Saturday, May 26, 2012

How to define poor and poverty?

How do you define poverty and whether someone is "impoverished"? Someone asked me this question and i had a surprisingly hard time doing it. My problem is that i reject the numbers-based definition of poverty.

The U.S. government defines poverty based on someone's income and (to a lesser extent) how much stuff they have.  Being that governments need concrete rules for their bureaucracy, this makes sense.  If you make less than 'X' then you are poor.  No thinking or judgement required.  The problem i have with this approach is that it lumps people together without thinking.

A college student might not be making a lot of money, but I wouldn't necessarily call them impoverished.  Quite the contrary, I would call them privileged for the opportunity even if their income is low during their study.  We might also capture someone who has temporarily lost their job.  They might lose much of their income for a year, but with a little hard work and a little luck, they'll find a job and start rebuilding their nest egg.  They may temporarily need government assistance to get them through, but again, I wouldn't call that impoverished(Granted, I might call it stressful, awful, and wouldn't wish the situation on anyone).  Finally, even wealthy businessmen can declare bankruptcy and lose most of their fortune.  For a brief period they may technically qualify for government assistance, but with the help of a vast network of business contacts and established relationships, they can quickly rebuild their fortune.  So, again, I wouldn't call that person "impoverished".  It's because of these exceptions that I think "poverty" needs a better definition.  Something that can better explain the picture most of us have when we hear the word poverty.

Another class of definitions for poverty describes how well someone's basic needs are being met.  For instance, poverty is a lack of  shelter, food, etc...  This is better, but runs into some problems.
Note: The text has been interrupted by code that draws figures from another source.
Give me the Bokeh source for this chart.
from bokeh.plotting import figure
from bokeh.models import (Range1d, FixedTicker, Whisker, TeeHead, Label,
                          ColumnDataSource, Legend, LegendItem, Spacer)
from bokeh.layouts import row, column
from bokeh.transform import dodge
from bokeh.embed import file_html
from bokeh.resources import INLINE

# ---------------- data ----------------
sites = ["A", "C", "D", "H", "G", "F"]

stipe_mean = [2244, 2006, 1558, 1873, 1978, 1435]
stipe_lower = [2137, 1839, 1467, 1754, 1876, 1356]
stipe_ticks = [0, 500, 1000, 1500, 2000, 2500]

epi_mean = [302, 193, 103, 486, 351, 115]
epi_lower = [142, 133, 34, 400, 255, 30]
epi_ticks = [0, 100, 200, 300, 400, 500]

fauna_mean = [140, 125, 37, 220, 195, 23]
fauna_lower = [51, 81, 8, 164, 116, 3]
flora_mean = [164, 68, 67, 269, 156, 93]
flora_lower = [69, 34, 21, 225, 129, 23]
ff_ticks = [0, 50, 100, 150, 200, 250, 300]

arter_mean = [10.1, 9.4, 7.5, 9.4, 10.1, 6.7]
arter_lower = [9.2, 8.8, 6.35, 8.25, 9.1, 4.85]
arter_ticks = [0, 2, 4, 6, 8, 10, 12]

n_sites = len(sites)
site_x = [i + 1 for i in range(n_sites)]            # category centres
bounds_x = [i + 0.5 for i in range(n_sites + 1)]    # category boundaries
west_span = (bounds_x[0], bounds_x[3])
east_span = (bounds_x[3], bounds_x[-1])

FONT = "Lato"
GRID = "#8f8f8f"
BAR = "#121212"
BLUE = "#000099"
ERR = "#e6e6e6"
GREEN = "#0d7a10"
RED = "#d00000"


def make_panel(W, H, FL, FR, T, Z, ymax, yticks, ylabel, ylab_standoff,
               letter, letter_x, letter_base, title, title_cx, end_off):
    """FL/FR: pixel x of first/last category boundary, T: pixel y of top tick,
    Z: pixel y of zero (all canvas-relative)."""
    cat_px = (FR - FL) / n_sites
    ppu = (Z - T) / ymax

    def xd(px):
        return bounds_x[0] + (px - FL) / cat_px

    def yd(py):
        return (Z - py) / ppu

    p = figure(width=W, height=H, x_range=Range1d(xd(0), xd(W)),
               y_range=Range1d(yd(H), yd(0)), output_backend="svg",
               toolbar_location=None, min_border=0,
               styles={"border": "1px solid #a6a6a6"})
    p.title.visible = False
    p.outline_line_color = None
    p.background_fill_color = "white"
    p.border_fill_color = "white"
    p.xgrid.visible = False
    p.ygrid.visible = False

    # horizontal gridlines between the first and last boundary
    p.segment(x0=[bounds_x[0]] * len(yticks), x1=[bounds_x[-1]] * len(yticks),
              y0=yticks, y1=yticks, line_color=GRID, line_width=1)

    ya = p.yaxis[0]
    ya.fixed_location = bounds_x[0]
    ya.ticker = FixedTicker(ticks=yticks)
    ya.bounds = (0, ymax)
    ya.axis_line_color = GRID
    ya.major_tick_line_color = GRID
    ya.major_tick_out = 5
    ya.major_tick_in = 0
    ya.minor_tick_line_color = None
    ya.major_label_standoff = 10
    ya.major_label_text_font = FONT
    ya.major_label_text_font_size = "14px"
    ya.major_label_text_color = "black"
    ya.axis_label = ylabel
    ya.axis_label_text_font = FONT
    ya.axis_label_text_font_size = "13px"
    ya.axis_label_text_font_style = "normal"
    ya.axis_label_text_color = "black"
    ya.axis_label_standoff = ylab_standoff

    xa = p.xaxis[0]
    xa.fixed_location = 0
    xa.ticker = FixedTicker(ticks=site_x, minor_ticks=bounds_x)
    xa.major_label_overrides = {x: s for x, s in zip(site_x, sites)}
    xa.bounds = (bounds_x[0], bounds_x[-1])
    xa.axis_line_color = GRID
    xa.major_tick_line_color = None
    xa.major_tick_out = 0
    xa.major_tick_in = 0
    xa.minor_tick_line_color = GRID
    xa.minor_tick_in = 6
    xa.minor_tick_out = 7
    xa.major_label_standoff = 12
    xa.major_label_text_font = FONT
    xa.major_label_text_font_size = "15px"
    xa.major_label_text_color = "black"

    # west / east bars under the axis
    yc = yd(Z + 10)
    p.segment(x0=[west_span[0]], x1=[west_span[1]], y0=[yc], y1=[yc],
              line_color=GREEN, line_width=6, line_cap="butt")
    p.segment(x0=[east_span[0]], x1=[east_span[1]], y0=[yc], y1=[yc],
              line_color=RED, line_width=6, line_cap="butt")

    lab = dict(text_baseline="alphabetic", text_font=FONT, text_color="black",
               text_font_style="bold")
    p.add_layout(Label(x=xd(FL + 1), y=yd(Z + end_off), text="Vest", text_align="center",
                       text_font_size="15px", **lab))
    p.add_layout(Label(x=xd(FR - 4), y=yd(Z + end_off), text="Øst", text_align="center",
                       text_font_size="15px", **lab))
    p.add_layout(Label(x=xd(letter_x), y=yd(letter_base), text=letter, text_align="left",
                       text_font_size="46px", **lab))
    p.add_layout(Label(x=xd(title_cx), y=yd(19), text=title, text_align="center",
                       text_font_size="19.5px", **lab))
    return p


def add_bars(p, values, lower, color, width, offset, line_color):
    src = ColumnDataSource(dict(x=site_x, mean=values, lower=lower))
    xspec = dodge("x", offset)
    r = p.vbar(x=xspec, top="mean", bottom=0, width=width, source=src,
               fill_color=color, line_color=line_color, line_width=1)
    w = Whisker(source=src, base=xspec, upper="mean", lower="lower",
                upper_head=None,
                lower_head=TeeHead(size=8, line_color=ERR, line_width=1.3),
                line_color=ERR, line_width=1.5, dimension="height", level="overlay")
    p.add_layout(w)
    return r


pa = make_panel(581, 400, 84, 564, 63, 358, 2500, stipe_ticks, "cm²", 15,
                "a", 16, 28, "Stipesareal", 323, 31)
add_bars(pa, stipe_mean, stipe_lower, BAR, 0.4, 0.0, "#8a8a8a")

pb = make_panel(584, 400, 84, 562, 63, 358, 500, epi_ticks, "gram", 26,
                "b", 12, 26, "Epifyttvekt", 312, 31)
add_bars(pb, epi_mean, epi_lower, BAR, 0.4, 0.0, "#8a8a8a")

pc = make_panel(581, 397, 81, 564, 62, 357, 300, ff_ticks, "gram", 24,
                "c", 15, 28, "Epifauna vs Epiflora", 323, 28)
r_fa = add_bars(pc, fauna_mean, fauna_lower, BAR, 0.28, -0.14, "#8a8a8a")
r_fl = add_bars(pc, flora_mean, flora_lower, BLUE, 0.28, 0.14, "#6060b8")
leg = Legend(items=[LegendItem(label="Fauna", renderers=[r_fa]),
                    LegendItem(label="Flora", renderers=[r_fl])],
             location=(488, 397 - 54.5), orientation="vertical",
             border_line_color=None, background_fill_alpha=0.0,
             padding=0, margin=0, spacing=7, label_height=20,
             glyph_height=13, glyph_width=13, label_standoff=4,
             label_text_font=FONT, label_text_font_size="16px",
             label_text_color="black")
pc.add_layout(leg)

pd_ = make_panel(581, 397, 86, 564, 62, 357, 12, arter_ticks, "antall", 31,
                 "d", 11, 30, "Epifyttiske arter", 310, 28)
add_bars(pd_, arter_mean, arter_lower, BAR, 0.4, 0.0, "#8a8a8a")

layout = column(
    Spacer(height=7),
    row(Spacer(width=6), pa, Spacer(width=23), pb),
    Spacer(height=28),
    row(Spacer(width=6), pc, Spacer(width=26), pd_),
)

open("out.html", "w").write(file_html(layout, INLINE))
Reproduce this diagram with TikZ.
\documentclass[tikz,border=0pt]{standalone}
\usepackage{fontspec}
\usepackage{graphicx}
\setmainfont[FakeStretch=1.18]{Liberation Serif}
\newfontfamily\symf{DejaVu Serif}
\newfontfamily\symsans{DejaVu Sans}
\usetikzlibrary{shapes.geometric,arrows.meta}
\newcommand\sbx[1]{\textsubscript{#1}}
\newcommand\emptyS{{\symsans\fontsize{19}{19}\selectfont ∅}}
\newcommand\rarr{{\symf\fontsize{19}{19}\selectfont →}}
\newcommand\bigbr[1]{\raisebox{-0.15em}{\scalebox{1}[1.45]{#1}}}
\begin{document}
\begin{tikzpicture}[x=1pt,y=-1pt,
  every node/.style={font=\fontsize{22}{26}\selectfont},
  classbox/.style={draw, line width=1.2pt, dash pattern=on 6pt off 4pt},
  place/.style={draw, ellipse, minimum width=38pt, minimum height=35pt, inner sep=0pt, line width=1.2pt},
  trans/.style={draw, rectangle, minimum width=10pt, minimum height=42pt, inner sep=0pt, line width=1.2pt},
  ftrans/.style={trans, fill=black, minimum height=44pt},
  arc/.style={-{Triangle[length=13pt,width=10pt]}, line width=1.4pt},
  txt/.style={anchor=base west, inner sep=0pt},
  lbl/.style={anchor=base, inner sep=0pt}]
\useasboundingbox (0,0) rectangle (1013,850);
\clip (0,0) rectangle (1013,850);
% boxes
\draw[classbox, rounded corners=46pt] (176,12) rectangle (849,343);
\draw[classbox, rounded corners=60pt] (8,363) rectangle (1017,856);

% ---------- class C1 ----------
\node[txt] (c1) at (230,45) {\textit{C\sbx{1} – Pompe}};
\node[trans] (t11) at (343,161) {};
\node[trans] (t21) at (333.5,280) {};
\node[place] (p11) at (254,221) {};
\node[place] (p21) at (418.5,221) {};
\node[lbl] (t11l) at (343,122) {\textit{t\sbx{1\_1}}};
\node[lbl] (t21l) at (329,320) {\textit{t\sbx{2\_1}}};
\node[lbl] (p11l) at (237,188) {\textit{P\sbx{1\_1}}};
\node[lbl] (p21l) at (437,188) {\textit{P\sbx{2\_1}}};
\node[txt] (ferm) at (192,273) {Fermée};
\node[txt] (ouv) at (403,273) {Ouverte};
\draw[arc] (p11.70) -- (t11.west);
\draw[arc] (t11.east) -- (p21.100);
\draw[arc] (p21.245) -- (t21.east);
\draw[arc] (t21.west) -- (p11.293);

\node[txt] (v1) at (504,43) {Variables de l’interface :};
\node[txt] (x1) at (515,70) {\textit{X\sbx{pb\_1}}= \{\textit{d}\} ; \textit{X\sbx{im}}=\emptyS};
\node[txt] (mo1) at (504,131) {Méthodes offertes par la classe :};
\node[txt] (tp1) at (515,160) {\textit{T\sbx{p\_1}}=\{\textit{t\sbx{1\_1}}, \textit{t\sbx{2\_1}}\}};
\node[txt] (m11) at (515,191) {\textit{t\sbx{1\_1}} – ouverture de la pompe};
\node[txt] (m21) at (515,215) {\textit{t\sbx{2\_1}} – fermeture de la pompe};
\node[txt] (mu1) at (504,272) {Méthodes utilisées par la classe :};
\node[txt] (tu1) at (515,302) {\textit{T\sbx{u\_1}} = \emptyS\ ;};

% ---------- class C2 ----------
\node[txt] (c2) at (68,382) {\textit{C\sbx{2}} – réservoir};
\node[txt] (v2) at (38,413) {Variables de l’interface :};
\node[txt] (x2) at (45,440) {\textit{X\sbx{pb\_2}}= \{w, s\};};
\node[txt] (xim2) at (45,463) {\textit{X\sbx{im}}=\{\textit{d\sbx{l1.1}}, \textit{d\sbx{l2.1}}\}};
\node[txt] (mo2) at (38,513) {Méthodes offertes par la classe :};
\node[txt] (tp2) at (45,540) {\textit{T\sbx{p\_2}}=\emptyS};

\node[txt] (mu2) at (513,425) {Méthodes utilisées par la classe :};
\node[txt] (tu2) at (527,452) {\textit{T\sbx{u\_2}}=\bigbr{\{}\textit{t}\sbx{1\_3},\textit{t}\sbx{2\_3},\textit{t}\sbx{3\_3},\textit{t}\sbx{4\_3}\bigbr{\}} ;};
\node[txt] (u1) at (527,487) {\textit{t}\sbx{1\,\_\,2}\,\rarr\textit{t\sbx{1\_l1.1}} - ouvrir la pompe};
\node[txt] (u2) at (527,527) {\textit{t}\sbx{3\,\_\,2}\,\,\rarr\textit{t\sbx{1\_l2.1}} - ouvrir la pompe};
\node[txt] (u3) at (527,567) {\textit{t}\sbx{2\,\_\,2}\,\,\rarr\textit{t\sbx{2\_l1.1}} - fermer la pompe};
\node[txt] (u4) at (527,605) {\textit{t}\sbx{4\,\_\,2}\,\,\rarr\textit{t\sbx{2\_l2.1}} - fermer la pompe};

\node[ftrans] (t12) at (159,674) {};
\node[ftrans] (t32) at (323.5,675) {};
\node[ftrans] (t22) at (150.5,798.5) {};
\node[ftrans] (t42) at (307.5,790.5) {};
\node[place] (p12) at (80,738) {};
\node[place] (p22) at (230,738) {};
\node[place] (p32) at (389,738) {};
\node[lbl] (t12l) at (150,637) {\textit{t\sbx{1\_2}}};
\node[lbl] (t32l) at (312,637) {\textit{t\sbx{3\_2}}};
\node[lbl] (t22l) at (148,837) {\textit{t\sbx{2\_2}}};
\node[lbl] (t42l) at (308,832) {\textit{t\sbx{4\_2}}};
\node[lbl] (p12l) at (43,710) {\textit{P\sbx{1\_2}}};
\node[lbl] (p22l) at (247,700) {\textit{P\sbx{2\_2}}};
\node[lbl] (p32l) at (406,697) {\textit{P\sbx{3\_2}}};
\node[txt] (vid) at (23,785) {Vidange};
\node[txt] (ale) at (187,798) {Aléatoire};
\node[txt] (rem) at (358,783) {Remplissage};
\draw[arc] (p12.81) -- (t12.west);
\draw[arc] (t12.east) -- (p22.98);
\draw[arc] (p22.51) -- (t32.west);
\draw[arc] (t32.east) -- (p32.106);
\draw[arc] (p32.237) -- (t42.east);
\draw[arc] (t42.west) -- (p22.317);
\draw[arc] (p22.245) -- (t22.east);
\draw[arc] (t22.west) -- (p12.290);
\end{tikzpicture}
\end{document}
First, how does one decide what items one should lack to be thought of as impoverished?  We can start with food, but what if someone has food, but no shelter.  A man living under a bridge might have all the food he needs from a nearby church, but that won't keep him warm at night.  So we add in shelter.  Well, what about health care?  Food and shelter is nice, but you're still suffering if you have tuberculosis and can't get the medicine you need.  Then, what about transportation?  What good are all those things if you can't get to wherever they are?  Now you can see the problem with this.  To get a full definition would require an exhaustive list and there would still probably be a form of poverty left out.

Here's another problem with this second definition.  Where the first definition might describe people as impoverished who really aren't, this has the opposite problem.  I think it doesn't necessarily capture everyone who is impoverished.  I think trying to define poverty by listing the things that poor people lacks is that your list is actually describing the manifestations of poverty, not necessarily the condition.  That brings me to the U.N. definition of poverty from 1998.

Fundamentally, poverty is a denial of choices and opportunities, a violation of human dignity. It means lack of basic capacity to participate effectively in society...
I think this was one of the best definitions of poverty I've ever found.  Lacking some income is not the problem for the impoverished, it is a denial of opportunities and choices that everyone else has.

Using this definition of poverty, one can easily explain why things like poverty and social justice matters.  Denying someone the opportunity or ability to participate in society and advance themselves is violence.  Just because nobody is holding a gun or knife to someone doesn't mean that a person cannot be harmed.